Modern ski-treadmills allow cross-country skiers, biathletes and ski-orienteers to test their physical performance in a laboratory environment using classical and freestyle techniques on roller skis. For elite athletes the differences in performance between test occasions are quite small, thus emphasising the importance of knowing the roller skis’ rolling resistance coefficient, µR, in order to allow correct comparisons between the results, as well as providing the opportunity to study work economy between different athletes, test occasions and core techniques.
Thus, one of the aims of this thesis was to evaluate how roller skis’ µR is related to warm-up, mass, velocity and inclination of the treadmill. It was also necessary to investigate the methodological variability of the rolling resistance measurement system, RRMS, specially produced for the experiments, with a reproducibility study in order to indicate the validity and reliability of the results.
The aim was also to study physiological responses to different µR during roller skiing with freestyle and classical roller skis and techniques on the treadmill as a case in which all measurements were carried out in stationary and comparable conditions.
Finally, the aim was also to investigate the work economy of amateurs and female and male junior and senior cross-country skiers during treadmill roller skiing, i.e. as a function of skill, age and gender, including whether differences in body mass causes significant differences in external power per kg due to differences in the roller skis’ µR.
The experiments showed that during a warm-up period of 30 minutes, µR decreased to about 60-65% and 70-75% of its initial value for freestyle and classical roller skis respectively. For another 30 minutes of rolling no significant change was found. Simultaneous measurements of roller ski temperature and mR showed that stabilized mR corresponds to a certain running temperature for a given normal force on the roller ski.
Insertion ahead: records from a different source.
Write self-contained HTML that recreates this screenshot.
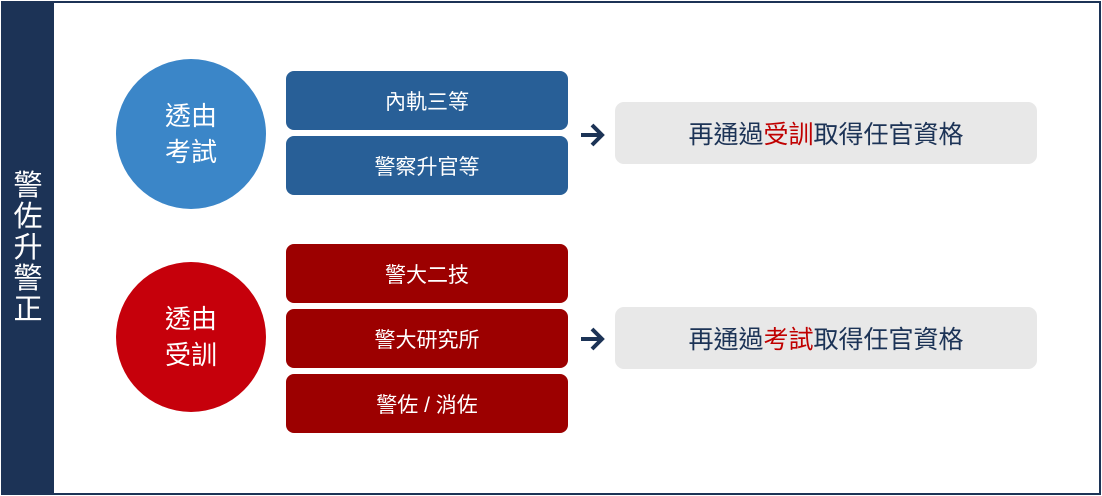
<!DOCTYPE html>
<html><head><meta charset="utf-8"><style>
body{margin:0;width:1102px;height:496px;background:#fff;position:relative;overflow:hidden;font-family:"Liberation Sans","Noto Sans CJK TC",sans-serif}
.frame{position:absolute;left:1px;top:1px;width:1096px;height:490px;border:2px solid #1c3356}
.bar{position:absolute;left:2px;top:2px;width:52px;height:492px;background:#1c3356;color:#fff;font-size:29px;line-height:31px;display:flex;flex-direction:column;align-items:center;justify-content:center}
.c{position:absolute;width:150px;height:150px;border-radius:50%;color:#fff;font-size:26px;line-height:36px;display:flex;align-items:center;justify-content:center;text-align:center}
.b{position:absolute;left:286px;width:282px;height:59px;border-radius:8px;color:#fff;font-size:21px;display:flex;align-items:center;justify-content:center}
.blue{background:#285f97}.red{background:#9c0000}
.g{position:absolute;left:615px;width:422px;height:62px;border-radius:9px;background:#e8e8e8;color:#1c3356;font-size:25px;display:flex;align-items:center;justify-content:center}
.g span{color:#c00000}
svg{position:absolute}
</style></head><body>
<div class="frame"></div>
<div class="bar"><div>警</div><div>佐</div><div>升</div><div>警</div><div>正</div></div>
<div class="c" style="left:116px;top:59px;background:#3b86c8">透由<br>考試</div>
<div class="c" style="left:116px;top:262px;background:#c6000b">透由<br>受訓</div>
<div class="b blue" style="top:71px">內軌三等</div>
<div class="b blue" style="top:136px">警察升官等</div>
<div class="b red" style="top:244px">警大二技</div>
<div class="b red" style="top:309px">警大研究所</div>
<div class="b red" style="top:374px">警佐 / 消佐</div>
<svg style="left:578px;top:122px" width="30" height="26"><path d="M3 13H24M14 3L24 13L14 23" stroke="#1c3356" stroke-width="4" fill="none"/></svg>
<svg style="left:578px;top:326px" width="30" height="26"><path d="M3 13H24M14 3L24 13L14 23" stroke="#1c3356" stroke-width="4" fill="none"/></svg>
<div class="g" style="top:102px">再通過<span>受訓</span>取得任官資格</div>
<div class="g" style="top:307px">再通過<span>考試</span>取得任官資格</div>
</body></html>
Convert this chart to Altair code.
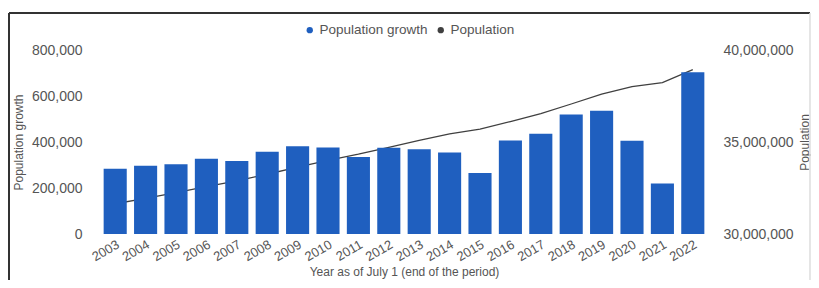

The study of the influence on mR of normal force, velocity and inclination produced a significant influence of normal force on mR, while different velocities and inclinations of the treadmill only resulted in small changes in mR. The reproducibility study of the RRMS showed no significant differences between paired measurements with either classical or the freestyle roller skis.
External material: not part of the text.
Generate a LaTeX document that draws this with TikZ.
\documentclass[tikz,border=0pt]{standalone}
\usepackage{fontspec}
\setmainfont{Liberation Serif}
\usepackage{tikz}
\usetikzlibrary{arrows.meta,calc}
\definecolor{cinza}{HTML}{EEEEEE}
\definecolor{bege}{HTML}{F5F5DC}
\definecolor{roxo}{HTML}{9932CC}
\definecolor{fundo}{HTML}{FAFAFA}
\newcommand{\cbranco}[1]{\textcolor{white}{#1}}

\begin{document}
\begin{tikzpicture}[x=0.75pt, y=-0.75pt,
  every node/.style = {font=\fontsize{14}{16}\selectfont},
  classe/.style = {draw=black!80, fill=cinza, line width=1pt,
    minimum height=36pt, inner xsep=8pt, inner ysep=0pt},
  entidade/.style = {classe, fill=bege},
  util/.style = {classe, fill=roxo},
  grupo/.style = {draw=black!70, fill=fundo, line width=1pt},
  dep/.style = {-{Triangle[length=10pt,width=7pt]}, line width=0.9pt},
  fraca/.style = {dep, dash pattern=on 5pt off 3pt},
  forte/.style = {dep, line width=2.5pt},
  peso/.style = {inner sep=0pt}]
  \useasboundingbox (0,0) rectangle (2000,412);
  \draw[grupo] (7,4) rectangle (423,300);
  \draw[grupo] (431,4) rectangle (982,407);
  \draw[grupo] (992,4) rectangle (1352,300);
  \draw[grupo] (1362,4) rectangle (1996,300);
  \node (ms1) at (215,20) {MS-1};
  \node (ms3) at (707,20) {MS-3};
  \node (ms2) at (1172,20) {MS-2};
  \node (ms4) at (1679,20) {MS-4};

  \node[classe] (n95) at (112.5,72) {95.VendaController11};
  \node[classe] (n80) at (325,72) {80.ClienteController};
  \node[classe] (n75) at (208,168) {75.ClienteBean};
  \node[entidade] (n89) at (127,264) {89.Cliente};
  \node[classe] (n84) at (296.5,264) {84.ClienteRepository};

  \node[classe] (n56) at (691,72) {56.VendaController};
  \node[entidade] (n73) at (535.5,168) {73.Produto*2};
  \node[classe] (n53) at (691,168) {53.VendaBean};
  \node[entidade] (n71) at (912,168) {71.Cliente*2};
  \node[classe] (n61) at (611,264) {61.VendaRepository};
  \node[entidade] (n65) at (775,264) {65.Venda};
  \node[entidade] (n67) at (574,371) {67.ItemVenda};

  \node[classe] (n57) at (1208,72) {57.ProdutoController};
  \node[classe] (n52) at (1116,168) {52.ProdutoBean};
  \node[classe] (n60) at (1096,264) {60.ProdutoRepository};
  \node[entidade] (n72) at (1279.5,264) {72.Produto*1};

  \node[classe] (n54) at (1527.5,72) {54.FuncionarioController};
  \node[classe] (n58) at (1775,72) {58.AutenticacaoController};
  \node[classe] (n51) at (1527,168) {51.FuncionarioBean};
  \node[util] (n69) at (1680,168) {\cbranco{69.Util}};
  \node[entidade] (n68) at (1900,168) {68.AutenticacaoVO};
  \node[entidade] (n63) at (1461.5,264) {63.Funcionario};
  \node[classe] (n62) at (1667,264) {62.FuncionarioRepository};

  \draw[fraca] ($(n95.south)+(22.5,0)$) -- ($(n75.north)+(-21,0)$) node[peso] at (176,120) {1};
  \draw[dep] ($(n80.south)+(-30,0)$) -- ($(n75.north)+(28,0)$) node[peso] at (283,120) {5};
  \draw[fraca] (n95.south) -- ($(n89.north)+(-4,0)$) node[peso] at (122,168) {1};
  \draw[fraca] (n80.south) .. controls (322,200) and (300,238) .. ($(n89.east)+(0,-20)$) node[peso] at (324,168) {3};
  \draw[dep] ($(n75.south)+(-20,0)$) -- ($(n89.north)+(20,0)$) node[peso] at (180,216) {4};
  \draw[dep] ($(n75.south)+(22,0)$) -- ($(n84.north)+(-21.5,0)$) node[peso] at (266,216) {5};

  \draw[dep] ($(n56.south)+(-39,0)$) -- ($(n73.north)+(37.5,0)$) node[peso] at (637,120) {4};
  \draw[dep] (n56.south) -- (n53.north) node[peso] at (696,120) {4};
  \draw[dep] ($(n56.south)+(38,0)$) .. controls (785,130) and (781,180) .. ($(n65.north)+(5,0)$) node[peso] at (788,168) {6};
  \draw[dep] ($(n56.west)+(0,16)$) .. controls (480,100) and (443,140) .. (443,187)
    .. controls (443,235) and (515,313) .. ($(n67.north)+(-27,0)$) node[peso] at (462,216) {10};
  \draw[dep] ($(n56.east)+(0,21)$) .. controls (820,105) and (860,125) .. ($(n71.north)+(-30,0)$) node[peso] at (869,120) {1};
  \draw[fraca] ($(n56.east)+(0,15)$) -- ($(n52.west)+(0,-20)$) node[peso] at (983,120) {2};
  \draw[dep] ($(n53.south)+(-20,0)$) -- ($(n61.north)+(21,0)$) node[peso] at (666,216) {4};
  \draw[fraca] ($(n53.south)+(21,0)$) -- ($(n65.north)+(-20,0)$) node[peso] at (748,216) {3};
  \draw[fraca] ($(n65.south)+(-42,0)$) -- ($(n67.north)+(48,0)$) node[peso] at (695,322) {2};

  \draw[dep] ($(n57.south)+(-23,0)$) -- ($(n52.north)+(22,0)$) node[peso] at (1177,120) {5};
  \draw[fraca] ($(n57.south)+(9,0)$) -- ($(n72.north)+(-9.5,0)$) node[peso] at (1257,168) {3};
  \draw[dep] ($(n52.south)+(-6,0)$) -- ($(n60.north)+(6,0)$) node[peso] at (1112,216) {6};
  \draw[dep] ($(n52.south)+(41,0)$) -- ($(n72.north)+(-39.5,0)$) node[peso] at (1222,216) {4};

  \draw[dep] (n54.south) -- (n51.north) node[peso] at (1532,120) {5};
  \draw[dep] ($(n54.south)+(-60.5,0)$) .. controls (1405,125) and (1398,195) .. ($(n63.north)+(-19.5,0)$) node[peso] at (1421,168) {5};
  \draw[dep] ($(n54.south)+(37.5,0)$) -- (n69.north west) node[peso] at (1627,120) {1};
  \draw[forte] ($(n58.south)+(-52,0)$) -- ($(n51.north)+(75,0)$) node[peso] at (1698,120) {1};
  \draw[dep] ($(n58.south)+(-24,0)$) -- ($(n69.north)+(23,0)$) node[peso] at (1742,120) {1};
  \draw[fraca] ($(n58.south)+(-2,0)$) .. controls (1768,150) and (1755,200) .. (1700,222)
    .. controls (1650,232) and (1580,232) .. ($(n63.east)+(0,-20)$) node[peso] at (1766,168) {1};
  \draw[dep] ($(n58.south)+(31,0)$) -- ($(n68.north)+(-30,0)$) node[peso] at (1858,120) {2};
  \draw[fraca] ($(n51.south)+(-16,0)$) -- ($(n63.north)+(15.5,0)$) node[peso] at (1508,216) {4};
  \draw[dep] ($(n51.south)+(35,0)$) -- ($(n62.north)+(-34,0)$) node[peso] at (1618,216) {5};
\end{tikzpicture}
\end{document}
The study of the effects on physiological variables of ~50% change in µR,showed that during submaximal steady state exercise, external power, oxygen uptake, heart rate and blood lactate were significantly changed, while there were non significant or only small changes to cycle rate, cycle length and ratings of perceived exertion. Incremental maximal tests showed that time to exhaustion was significantly changed and this occurred without a significantly changed maximal power, maximal oxygen uptake, maximal heart rate and blood lactate, and that the influence on ratings of perceived exertion was non significant or small.
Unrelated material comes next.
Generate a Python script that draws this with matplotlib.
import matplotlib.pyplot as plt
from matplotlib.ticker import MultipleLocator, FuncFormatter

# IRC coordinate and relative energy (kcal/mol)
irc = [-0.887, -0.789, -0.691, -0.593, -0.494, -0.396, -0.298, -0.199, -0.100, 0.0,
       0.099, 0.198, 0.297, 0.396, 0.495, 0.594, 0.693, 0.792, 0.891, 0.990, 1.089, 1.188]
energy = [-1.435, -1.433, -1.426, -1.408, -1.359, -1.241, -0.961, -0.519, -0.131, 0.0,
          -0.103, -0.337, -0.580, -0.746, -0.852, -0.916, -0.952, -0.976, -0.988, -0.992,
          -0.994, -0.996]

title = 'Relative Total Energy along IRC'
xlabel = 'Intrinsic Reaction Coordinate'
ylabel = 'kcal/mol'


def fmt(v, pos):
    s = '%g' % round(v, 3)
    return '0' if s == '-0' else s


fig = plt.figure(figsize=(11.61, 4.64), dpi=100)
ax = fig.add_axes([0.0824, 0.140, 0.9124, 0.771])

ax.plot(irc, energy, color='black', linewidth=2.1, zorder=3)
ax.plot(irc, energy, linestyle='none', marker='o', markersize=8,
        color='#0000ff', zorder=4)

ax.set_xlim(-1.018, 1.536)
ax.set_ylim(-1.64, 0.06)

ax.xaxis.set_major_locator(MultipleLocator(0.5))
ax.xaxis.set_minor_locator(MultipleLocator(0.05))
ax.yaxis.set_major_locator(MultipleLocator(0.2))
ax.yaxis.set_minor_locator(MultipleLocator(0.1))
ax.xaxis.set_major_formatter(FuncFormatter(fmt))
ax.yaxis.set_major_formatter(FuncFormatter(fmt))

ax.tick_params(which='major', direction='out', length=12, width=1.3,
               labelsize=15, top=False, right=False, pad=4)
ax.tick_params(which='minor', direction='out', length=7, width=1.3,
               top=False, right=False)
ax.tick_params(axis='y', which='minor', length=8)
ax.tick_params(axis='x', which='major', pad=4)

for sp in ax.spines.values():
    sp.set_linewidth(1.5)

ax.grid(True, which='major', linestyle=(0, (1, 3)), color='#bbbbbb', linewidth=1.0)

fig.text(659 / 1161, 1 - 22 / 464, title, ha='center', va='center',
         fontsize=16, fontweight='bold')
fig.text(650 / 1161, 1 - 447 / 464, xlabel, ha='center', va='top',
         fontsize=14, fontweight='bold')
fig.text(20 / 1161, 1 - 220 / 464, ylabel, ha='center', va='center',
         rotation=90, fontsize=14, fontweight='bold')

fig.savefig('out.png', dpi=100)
The final part of the thesis, which focused on work economy, found no significant difference between the four groups of elite competitors, i.e. between the two genders and between the junior and senior elite athletes. It was only the male amateurs who significantly differed among the five studied groups. The study also showed that the external power per kg was significantly different between the two genders due to differences in body mass and mR, i.e. the lighter female testing groups were roller skiing with a relatively heavier rolling resistance coefficient compared to the heavier testing groups of male participants.